Friday, July 25, 2014 by Elizabeth Pagano

The Zoning and Platting Commission refused to let zoning stand in the way of education last week.

Commissioners voted 5-0 to recommend a mix of Single Family and Neighborhood Commercial – Mixed Use (LR-MU) zoning at 2103 West Slaughter Lane. Commissioners stipulated that all existing development standards on the lot remain in place. Commissioners Cynthia Banks and Sean Compton were absent.

Staff could not recommend the original request to Community Commercial (GR) zoning for the entire lot. City Planner Wendy Rhodes explained that, in order for applicant Sara Delaram to open her proposed learning center, she would only need the less-intense Neighborhood Commercial zoning.

In the end, Delaram was able to strike the compromise that won the unanimous support of commissioners.

As part of the agreement, Delaram promised to retain the single-family use for the small efficiency at the back of the lot, which she plans to rent out separately.

Most recently, the building operated as a tattoo parlor, which is a personal improvement service use under code. Delaram’s proposal to create a learning center on the land, which is owned by her father, is also considered a personal improvement service, though one with a presumably different clientele.

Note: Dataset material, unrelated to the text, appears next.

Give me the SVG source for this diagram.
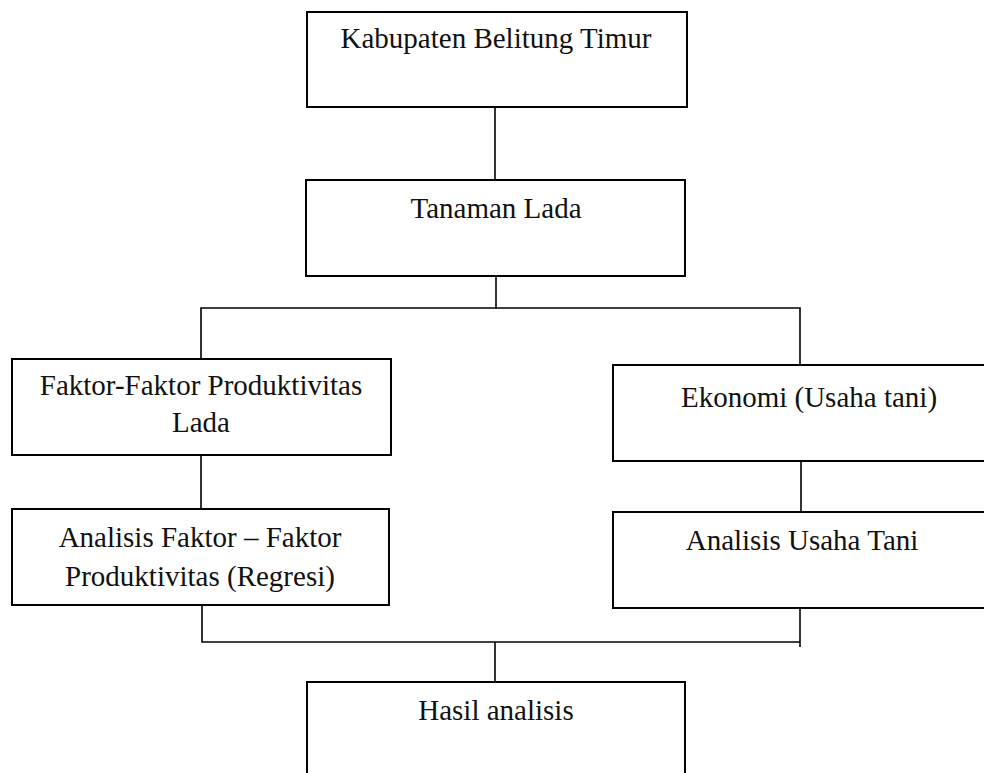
<svg xmlns="http://www.w3.org/2000/svg" width="984" height="773" viewBox="0 0 984 773">
<style>
.box{fill:#fff;stroke:#000;stroke-width:2}
.lbl{font-family:"Liberation Serif","Times New Roman",serif;font-size:29px;fill:#111;text-anchor:middle}
.con{fill:none;stroke:#000;stroke-width:1.6}
</style>
<rect width="984" height="773" fill="#fff"/>
<g id="connectors">
<line class="con" x1="495" y1="107" x2="495" y2="180"/>
<line class="con" x1="496" y1="276" x2="496" y2="309"/>
<polyline class="con" points="201,359 201,308 800,308 800,365"/>
<line class="con" x1="201" y1="455" x2="201" y2="509"/>
<line class="con" x1="801" y1="461" x2="801" y2="512"/>
<polyline class="con" points="202,605 202,642 800,642"/>
<line class="con" x1="800" y1="608" x2="800" y2="647"/>
<line class="con" x1="495" y1="642" x2="495" y2="682"/>
</g>
<g id="n1"><rect class="box" x="307" y="12" width="380" height="95"/><text class="lbl" x="496" y="48">Kabupaten Belitung Timur</text></g>
<g id="n2"><rect class="box" x="306" y="180" width="379" height="96"/><text class="lbl" x="496" y="218">Tanaman Lada</text></g>
<g id="n3"><rect class="box" x="12" y="359" width="379" height="96"/><text class="lbl" x="201" y="395">Faktor-Faktor Produktivitas</text><text class="lbl" x="201" y="432">Lada</text></g>
<g id="n4"><rect class="box" x="613" y="365" width="380" height="96"/><text class="lbl" x="809" y="407">Ekonomi (Usaha tani)</text></g>
<g id="n5"><rect class="box" x="12" y="509" width="377" height="96"/><text class="lbl" x="200" y="547">Analisis Faktor – Faktor</text><text class="lbl" x="200" y="586">Produktivitas (Regresi)</text></g>
<g id="n6"><rect class="box" x="613" y="512" width="380" height="96"/><text class="lbl" x="802" y="550">Analisis Usaha Tani</text></g>
<g id="n7"><rect class="box" x="307" y="682" width="378" height="110"/><text class="lbl" x="496" y="720">Hasil analisis</text></g>
</svg>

“I have a passion for teaching,” said Delaram. “My dad just had this lot empty for the past two years – he’s done a lot of improvements to it… It’s pretty much an office space and it’s all commercial, not anything residential.”

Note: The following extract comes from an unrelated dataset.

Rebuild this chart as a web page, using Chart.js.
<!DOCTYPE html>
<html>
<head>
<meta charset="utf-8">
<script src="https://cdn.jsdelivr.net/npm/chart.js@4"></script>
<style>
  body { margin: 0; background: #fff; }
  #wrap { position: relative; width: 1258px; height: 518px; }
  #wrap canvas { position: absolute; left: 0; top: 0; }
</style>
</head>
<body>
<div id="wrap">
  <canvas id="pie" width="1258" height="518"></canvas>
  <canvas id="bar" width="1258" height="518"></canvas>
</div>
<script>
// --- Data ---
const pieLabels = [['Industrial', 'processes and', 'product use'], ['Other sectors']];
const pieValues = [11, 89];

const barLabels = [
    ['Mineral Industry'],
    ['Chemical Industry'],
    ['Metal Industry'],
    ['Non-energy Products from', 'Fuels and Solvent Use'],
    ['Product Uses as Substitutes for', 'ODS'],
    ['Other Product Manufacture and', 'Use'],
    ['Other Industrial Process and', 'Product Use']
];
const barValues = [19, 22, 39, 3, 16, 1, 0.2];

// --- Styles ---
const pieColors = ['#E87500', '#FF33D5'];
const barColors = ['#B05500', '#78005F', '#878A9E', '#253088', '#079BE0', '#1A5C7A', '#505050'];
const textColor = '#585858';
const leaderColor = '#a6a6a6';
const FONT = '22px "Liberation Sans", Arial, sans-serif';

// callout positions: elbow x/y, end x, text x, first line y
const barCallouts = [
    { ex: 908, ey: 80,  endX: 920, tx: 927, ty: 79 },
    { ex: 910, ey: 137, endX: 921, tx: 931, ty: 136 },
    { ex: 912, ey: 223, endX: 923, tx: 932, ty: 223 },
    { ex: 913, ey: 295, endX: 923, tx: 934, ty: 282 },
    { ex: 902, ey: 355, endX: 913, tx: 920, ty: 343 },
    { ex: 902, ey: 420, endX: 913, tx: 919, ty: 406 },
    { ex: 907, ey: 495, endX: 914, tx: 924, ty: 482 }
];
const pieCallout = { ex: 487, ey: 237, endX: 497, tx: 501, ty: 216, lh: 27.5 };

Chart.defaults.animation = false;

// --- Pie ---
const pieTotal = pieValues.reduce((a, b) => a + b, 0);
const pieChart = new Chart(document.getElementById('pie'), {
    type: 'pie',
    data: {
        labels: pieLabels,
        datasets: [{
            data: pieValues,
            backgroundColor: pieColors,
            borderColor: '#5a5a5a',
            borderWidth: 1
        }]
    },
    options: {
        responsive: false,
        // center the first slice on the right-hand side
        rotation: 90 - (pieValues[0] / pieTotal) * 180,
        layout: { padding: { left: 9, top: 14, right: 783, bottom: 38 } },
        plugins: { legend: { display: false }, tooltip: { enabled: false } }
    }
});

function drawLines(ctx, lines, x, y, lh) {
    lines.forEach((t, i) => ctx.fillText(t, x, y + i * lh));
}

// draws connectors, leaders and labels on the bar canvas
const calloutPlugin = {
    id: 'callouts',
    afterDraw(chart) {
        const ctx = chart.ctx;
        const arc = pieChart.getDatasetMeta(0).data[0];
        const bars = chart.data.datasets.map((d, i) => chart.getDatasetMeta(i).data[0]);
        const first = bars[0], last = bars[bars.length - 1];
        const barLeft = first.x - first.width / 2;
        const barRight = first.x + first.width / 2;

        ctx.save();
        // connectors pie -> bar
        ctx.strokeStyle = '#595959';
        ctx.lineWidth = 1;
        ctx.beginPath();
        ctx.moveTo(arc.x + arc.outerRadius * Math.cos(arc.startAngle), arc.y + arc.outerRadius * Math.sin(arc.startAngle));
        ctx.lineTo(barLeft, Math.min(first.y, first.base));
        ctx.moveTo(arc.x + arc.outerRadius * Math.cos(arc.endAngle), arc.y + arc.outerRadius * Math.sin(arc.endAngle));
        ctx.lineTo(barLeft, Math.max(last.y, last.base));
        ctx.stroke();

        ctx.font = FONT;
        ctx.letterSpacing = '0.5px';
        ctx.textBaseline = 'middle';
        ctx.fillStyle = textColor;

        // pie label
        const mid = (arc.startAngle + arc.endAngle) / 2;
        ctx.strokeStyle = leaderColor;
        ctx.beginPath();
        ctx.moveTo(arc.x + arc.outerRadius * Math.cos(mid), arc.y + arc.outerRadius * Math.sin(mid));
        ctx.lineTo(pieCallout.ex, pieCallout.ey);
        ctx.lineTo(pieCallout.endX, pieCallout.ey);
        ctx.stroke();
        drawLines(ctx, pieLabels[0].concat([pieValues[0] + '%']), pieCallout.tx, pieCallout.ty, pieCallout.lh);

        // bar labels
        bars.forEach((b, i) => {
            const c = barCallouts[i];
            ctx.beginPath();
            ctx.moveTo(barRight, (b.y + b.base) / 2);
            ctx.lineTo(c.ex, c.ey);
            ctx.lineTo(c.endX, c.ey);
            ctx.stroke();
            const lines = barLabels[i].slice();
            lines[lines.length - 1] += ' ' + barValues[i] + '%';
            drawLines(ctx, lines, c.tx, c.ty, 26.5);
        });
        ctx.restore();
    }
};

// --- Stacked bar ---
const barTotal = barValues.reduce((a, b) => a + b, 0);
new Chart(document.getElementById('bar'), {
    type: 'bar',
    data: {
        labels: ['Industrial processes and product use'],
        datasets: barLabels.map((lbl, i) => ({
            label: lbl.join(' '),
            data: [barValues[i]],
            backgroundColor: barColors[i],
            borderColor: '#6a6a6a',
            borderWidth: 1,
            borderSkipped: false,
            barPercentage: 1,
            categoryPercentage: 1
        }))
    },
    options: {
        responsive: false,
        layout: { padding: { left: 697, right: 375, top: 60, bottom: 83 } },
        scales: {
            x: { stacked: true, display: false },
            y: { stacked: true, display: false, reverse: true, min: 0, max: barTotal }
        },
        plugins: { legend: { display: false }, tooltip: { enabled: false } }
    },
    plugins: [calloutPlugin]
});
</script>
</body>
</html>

Delaram said that she wanted to create a center that would offer students in the community extra help with their schoolwork, with help from her fellow UT graduates. She explained that she would cover all subjects for all grades, and hoped to create a mentorship program as well.

“I really want to do that, and I have the property to do that. I just need the rights to let me do that there,” said Delaram.

Three other properties on the block have been zoned for office use in the past 15 years. Though the city acknowledges that Slaughter Lane is a heavily trafficked commercial street, they were wary of allowing commercial uses to creep south, toward a street that continues to be residential.

Rhodes explained that staff’s concerns about setting an unwanted precedent remained, even with the downgrade to LR zoning.

“There is an LR-MU next door, to the west. Staff didn’t recommend that either, nor did this commission,” said Rhodes. “But when it went to Council they did.”

“To a certain extent, the horse has left the barn, I guess,” said Commissioner Rahm McDaniel.

Commissioner Gabriel Rojas said that while he was all for protecting neighborhood integrity, when possible, he was also compelled by the city goal of promoting local activity, through small businesses that are in walking distance. Rojas said that Delaram’s proposal seemed in line with that concept, found in the Imagine Austin Plan.